[START OF Data provided]

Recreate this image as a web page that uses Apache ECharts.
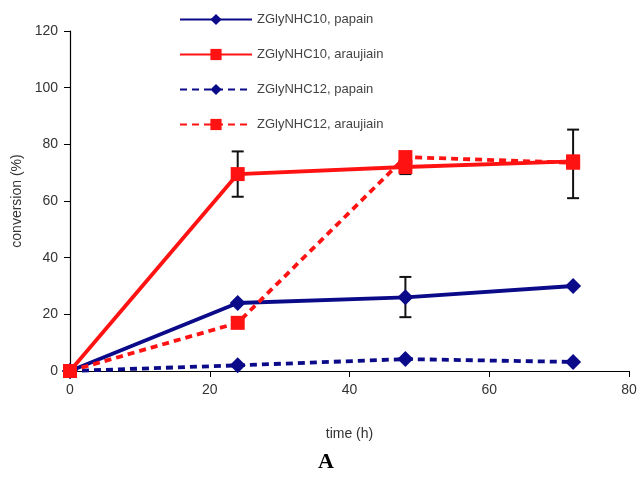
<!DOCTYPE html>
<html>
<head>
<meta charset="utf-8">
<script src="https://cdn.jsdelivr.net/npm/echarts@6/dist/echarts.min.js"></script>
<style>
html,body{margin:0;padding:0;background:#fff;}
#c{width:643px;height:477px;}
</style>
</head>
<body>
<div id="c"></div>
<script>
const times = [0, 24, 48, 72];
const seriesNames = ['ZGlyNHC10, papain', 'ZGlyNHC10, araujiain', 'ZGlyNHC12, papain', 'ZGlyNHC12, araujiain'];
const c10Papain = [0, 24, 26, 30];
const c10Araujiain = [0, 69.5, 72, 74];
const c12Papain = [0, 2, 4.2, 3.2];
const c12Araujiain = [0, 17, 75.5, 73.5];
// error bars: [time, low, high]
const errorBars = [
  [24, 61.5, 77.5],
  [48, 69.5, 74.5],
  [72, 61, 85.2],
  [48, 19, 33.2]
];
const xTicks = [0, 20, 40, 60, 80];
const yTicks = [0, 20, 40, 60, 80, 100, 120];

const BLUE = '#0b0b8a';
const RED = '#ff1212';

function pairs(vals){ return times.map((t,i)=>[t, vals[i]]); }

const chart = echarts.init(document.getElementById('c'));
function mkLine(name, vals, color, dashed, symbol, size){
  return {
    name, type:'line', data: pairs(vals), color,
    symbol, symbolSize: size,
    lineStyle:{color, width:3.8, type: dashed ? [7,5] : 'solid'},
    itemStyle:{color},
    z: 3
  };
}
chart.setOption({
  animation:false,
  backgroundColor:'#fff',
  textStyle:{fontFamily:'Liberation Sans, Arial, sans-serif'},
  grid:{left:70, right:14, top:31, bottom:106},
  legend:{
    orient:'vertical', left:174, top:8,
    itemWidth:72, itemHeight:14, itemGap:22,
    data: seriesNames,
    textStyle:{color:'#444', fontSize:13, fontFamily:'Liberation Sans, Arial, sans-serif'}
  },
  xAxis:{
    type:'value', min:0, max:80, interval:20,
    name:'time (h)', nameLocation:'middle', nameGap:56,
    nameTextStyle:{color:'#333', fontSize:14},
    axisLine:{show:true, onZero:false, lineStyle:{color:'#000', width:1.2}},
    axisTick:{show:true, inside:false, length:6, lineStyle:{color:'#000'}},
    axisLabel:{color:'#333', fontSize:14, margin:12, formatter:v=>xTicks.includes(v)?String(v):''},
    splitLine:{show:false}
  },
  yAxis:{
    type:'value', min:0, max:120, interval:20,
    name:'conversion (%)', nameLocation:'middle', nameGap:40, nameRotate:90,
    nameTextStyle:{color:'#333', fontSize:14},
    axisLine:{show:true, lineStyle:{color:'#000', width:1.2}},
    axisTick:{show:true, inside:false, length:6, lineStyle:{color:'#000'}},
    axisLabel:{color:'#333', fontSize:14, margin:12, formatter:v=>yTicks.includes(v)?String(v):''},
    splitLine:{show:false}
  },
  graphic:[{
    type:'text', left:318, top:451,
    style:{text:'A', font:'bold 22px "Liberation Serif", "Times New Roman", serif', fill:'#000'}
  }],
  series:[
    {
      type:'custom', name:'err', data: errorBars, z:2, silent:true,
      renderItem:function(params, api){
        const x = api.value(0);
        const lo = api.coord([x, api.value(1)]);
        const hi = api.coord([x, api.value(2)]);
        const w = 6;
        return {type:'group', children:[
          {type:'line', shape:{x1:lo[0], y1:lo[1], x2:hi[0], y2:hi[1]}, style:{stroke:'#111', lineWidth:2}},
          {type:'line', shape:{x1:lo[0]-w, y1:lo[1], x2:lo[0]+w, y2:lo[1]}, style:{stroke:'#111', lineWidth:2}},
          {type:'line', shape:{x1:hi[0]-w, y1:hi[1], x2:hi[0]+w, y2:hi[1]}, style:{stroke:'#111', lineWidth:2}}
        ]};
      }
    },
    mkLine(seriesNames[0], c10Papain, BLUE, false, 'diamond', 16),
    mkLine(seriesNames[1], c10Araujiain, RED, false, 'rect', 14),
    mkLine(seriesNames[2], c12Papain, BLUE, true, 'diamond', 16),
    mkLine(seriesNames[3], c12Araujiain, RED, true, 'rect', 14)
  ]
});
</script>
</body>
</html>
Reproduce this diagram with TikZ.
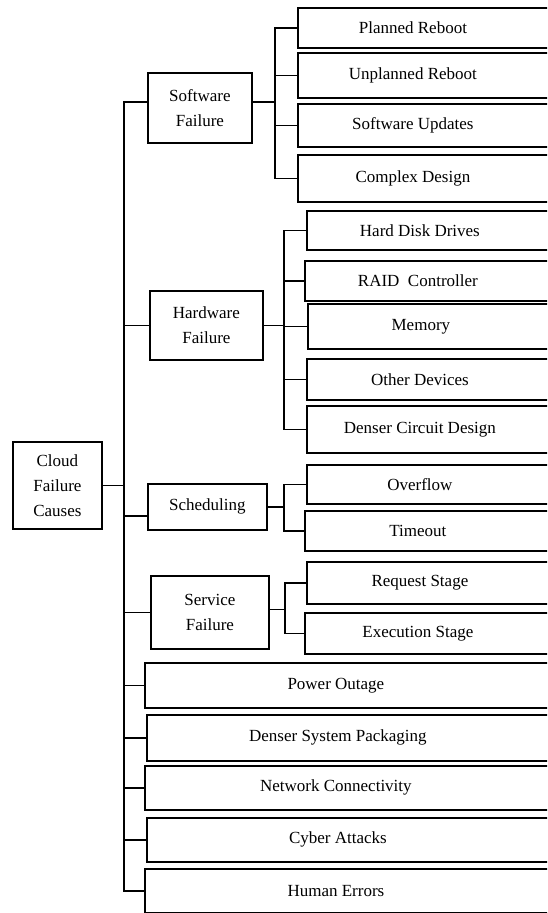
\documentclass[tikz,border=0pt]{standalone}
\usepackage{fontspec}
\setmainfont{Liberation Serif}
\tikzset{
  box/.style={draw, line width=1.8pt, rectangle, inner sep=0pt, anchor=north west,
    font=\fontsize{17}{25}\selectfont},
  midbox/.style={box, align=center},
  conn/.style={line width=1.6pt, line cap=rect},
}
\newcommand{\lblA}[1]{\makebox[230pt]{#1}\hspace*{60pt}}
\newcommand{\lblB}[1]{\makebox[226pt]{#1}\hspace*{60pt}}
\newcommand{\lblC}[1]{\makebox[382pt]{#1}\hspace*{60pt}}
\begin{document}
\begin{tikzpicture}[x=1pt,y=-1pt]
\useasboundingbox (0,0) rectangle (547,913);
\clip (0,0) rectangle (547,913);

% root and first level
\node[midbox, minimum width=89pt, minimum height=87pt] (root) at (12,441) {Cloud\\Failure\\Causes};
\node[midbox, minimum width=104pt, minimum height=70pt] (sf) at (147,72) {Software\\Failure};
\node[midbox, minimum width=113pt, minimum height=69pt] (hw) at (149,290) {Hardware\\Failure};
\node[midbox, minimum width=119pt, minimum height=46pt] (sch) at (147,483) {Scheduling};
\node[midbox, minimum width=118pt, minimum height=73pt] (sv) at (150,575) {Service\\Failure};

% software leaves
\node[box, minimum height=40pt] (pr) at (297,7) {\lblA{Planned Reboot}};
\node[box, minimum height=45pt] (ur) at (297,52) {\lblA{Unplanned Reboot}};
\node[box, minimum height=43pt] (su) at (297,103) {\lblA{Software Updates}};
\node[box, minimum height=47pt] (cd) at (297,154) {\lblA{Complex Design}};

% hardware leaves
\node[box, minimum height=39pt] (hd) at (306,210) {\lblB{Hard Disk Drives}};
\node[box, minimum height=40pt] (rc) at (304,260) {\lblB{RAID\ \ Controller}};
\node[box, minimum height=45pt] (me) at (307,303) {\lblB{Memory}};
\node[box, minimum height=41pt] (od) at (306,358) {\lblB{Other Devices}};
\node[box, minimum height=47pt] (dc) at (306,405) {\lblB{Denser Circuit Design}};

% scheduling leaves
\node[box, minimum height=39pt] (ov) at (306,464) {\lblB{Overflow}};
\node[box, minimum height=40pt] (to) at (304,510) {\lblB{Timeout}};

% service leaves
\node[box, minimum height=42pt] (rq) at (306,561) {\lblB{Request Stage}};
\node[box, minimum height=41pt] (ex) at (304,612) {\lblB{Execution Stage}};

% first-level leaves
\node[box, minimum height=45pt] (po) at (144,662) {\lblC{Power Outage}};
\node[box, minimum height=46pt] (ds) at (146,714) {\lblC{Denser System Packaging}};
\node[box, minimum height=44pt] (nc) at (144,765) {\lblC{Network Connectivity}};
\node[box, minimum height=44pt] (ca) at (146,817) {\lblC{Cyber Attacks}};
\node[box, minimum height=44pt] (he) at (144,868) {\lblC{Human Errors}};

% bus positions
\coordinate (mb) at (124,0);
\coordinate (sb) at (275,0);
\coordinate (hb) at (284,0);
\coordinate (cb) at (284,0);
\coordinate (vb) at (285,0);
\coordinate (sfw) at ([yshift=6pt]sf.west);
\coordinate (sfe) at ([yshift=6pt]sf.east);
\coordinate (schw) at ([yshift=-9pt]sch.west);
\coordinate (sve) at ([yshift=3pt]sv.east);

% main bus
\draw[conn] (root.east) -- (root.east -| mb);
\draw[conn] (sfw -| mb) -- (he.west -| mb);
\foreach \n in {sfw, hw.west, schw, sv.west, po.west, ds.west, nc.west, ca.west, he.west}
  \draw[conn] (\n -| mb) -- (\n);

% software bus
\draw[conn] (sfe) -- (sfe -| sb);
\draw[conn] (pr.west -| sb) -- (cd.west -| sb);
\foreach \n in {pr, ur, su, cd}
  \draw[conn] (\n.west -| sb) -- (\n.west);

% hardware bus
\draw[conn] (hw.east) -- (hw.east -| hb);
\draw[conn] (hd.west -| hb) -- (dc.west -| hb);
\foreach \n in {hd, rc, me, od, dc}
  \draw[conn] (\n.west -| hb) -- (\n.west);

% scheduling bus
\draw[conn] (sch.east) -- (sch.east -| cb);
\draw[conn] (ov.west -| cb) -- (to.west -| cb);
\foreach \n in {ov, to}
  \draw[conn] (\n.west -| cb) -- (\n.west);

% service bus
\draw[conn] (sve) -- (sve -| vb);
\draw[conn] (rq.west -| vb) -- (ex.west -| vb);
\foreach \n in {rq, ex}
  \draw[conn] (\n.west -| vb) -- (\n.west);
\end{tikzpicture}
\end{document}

[END OF Data provided]
[START OF Data provided]

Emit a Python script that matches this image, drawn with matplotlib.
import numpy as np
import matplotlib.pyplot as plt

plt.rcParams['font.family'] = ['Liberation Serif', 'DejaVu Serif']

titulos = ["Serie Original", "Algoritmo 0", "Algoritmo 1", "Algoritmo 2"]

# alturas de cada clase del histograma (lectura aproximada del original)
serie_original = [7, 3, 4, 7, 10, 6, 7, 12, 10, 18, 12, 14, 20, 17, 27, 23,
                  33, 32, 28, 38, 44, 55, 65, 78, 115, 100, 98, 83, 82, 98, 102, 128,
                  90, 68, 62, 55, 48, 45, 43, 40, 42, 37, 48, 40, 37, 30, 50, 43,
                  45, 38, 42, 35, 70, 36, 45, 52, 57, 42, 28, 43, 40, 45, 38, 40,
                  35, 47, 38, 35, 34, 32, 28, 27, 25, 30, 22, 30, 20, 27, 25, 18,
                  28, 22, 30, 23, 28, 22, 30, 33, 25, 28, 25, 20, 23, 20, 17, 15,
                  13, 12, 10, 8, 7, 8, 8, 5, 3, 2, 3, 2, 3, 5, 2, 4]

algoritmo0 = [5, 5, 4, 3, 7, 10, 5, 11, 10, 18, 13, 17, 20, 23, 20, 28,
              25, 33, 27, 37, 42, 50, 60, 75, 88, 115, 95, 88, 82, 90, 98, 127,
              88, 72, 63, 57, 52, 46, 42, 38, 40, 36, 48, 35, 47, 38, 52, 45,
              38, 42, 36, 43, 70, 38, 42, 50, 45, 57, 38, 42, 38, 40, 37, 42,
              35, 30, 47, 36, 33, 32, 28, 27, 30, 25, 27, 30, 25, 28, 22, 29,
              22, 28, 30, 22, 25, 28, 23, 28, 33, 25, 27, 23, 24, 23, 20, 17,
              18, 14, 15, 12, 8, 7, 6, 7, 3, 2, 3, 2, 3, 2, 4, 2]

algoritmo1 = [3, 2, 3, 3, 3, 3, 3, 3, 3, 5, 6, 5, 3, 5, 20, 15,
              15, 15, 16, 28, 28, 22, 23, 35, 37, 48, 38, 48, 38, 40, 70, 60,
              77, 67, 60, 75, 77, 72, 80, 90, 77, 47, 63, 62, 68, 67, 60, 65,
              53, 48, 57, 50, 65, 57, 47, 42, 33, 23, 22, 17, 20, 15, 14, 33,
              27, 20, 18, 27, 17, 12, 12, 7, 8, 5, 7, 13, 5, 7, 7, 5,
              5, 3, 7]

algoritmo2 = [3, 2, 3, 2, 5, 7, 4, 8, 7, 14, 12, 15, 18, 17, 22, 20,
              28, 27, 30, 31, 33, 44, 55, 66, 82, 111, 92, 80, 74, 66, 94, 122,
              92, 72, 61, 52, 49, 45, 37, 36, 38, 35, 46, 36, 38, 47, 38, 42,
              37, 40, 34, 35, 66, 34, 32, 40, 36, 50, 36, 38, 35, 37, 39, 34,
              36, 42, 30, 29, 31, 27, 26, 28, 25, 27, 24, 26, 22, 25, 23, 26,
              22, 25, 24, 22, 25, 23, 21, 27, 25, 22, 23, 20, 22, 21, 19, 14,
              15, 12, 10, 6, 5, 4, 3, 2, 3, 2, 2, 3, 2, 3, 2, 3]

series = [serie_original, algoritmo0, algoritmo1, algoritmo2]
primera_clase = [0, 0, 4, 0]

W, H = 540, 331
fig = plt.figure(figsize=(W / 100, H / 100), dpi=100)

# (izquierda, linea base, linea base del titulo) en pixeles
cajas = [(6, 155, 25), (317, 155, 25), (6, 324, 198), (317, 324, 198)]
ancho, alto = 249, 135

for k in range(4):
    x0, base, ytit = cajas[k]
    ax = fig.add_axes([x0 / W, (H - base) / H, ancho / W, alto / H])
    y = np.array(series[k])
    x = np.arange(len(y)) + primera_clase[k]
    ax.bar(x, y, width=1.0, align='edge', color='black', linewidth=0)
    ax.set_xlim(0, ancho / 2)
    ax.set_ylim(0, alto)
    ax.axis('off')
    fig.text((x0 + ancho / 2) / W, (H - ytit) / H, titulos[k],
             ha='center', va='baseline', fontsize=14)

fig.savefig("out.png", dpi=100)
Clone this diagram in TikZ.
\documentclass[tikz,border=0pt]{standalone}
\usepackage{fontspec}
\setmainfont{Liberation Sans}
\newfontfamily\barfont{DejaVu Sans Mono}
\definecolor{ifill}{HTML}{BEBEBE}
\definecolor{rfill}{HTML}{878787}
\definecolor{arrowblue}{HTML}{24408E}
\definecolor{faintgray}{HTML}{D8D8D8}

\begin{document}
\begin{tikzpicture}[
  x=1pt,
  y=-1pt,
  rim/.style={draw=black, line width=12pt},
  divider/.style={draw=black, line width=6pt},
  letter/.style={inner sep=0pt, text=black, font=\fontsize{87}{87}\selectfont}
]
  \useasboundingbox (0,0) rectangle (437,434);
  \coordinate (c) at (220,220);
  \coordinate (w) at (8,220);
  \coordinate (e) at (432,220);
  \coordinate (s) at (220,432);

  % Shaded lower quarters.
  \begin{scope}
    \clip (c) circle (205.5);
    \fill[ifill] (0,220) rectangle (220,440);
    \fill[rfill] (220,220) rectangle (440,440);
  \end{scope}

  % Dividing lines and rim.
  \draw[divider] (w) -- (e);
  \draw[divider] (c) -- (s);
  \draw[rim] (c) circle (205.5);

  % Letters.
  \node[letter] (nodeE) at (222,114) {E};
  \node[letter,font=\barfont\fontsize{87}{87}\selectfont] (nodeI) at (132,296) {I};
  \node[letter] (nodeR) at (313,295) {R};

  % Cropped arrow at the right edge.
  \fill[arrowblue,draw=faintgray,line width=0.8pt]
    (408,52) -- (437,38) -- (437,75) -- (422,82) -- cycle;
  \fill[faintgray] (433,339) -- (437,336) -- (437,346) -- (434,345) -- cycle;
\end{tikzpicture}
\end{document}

[END OF Data provided]
[START OF Data provided]

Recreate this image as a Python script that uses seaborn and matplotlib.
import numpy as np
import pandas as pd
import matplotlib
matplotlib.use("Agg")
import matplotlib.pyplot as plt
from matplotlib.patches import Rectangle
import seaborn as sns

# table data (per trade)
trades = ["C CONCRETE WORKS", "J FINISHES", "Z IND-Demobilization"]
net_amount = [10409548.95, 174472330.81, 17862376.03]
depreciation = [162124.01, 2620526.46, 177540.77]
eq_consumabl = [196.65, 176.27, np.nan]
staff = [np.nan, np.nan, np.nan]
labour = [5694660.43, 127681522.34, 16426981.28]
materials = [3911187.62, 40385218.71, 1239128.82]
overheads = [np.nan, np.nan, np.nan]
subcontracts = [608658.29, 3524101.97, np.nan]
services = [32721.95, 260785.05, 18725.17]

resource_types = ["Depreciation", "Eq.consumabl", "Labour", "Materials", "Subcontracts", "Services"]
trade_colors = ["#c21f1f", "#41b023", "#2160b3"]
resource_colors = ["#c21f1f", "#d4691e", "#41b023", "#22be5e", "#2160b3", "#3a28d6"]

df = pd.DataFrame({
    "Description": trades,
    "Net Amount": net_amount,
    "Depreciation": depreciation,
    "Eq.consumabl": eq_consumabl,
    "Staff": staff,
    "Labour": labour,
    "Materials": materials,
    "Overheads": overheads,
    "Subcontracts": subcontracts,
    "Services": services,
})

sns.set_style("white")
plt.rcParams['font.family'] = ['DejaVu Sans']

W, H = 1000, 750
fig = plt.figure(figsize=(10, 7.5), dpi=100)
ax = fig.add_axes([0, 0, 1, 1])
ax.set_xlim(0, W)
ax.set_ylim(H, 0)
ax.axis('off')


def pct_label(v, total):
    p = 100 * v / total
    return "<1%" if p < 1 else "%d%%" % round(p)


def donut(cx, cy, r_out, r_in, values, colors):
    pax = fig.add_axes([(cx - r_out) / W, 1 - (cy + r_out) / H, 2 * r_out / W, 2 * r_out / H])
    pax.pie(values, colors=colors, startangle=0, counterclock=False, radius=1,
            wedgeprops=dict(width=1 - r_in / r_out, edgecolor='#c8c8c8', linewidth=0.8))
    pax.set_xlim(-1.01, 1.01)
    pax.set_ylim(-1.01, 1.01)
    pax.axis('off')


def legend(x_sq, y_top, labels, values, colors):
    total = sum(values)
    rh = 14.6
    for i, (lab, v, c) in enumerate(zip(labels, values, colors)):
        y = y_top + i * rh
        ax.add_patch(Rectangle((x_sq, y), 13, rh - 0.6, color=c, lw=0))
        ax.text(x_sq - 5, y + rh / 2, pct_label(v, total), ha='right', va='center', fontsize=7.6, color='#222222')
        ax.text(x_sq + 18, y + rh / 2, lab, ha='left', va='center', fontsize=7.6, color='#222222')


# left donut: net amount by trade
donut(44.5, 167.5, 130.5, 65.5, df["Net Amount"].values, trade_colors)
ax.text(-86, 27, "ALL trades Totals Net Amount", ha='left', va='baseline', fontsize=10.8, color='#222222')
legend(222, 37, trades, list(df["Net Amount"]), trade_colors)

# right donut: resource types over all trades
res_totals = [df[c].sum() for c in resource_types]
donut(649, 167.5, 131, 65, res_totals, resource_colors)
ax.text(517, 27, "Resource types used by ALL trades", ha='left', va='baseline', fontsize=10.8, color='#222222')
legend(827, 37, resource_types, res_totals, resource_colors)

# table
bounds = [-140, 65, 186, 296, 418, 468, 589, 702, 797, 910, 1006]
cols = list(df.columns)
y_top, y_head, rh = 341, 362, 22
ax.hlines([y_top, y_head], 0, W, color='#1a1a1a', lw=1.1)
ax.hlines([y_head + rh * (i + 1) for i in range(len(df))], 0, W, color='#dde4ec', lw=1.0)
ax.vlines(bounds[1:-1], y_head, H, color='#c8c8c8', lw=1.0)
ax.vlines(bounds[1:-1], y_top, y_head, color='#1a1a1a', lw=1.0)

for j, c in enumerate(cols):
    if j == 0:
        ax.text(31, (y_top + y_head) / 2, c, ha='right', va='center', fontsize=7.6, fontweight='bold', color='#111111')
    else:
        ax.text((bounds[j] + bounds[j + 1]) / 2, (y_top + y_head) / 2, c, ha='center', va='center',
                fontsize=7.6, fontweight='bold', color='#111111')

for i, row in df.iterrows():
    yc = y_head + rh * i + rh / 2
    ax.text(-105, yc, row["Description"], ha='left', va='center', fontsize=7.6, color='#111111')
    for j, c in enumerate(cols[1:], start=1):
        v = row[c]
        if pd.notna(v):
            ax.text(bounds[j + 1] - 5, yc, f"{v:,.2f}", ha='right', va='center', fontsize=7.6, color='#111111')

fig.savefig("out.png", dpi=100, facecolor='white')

[END OF Data provided]

## Exercise
Repeat only the lines running from "Recreate this image as a web" to "return times.map((t,i)=>[t, vals[i]]);", ends included, and leave the pictures out.

## Complete output
Recreate this image as a web page that uses Apache ECharts.
<!DOCTYPE html>
<html>
<head>
<meta charset="utf-8">
<script src="https://cdn.jsdelivr.net/npm/echarts@6/dist/echarts.min.js"></script>
<style>
html,body{margin:0;padding:0;background:#fff;}
#c{width:643px;height:477px;}
</style>
</head>
<body>
<div id="c"></div>
<script>
const times = [0, 24, 48, 72];
const seriesNames = ['ZGlyNHC10, papain', 'ZGlyNHC10, araujiain', 'ZGlyNHC12, papain', 'ZGlyNHC12, araujiain'];
const c10Papain = [0, 24, 26, 30];
const c10Araujiain = [0, 69.5, 72, 74];
const c12Papain = [0, 2, 4.2, 3.2];
const c12Araujiain = [0, 17, 75.5, 73.5];
// error bars: [time, low, high]
const errorBars = [
  [24, 61.5, 77.5],
  [48, 69.5, 74.5],
  [72, 61, 85.2],
  [48, 19, 33.2]
];
const xTicks = [0, 20, 40, 60, 80];
const yTicks = [0, 20, 40, 60, 80, 100, 120];

const BLUE = '#0b0b8a';
const RED = '#ff1212';

function pairs(vals){ return times.map((t,i)=>[t, vals[i]]); }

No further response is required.